I never spent much time there – maybe two or three nights for a beer or two. In retrospect, I feel it was more a hangout for my parents’ generation than mine. My uncles (the Semanski brothers), the Bellack brothers, Matt Medie and many other “good ol’ boys” too numerous to mention, spent considerable time there. It was a decidedly macho place.
At some point in the late 1970s, Bob Boyer owned it. Bob acquired a beautiful, old, wooden, battle-scarred bar from a tavern in Buckley – an antique that allegedly came from a saloon in Alaska around 1900 – but it was too big to fit into the Krain, so Bob built a section onto the rear of the tavern, more than doubling the size of the place and sat the bar back there.

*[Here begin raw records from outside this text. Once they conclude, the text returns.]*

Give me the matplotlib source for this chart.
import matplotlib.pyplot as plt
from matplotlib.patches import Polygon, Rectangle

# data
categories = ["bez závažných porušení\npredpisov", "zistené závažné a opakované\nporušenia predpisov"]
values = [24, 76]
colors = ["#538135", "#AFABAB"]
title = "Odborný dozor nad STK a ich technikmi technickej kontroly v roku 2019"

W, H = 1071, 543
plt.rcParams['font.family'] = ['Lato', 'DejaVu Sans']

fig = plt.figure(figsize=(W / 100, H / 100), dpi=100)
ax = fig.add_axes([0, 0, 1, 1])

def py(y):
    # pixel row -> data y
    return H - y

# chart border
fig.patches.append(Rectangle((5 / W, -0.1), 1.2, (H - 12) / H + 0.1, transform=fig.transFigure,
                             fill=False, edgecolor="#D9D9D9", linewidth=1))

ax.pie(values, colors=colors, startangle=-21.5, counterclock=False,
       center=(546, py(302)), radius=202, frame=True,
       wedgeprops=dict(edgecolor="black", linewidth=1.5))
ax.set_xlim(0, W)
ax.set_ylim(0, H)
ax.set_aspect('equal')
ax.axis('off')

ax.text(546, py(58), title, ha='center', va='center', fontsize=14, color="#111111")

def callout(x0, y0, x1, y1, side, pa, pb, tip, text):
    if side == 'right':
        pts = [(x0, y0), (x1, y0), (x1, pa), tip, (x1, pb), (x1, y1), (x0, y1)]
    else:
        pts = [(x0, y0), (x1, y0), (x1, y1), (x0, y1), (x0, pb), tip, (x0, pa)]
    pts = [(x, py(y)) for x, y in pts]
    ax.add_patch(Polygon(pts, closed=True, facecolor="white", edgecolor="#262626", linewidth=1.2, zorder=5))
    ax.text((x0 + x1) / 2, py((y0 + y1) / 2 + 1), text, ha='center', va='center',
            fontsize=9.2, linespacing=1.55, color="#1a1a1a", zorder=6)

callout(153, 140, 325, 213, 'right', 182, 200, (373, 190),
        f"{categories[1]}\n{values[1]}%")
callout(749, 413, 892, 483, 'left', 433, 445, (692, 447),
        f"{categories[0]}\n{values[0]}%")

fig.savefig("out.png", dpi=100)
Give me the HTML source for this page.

For a while in the late 1970s or early ‘80s, Joanie Deveraux managed the place, but business went from bad to worse as the “good ‘ol boys” gradually passed away or quit going out. Joan finally gave up and Bob took over again. Then the place was closed, then opened, then closed again.
Finally, in 1993, current owner Karen Hatch and her deceased husband, Glenn, bought the tavern and surrounding acreage. They liked the idea of owning a small, historic country restaurant and thought they would enjoy refurbishing the place and serving reasonably-priced, down-home food to folks in a rural community. Alas, they were in for a rude awakening.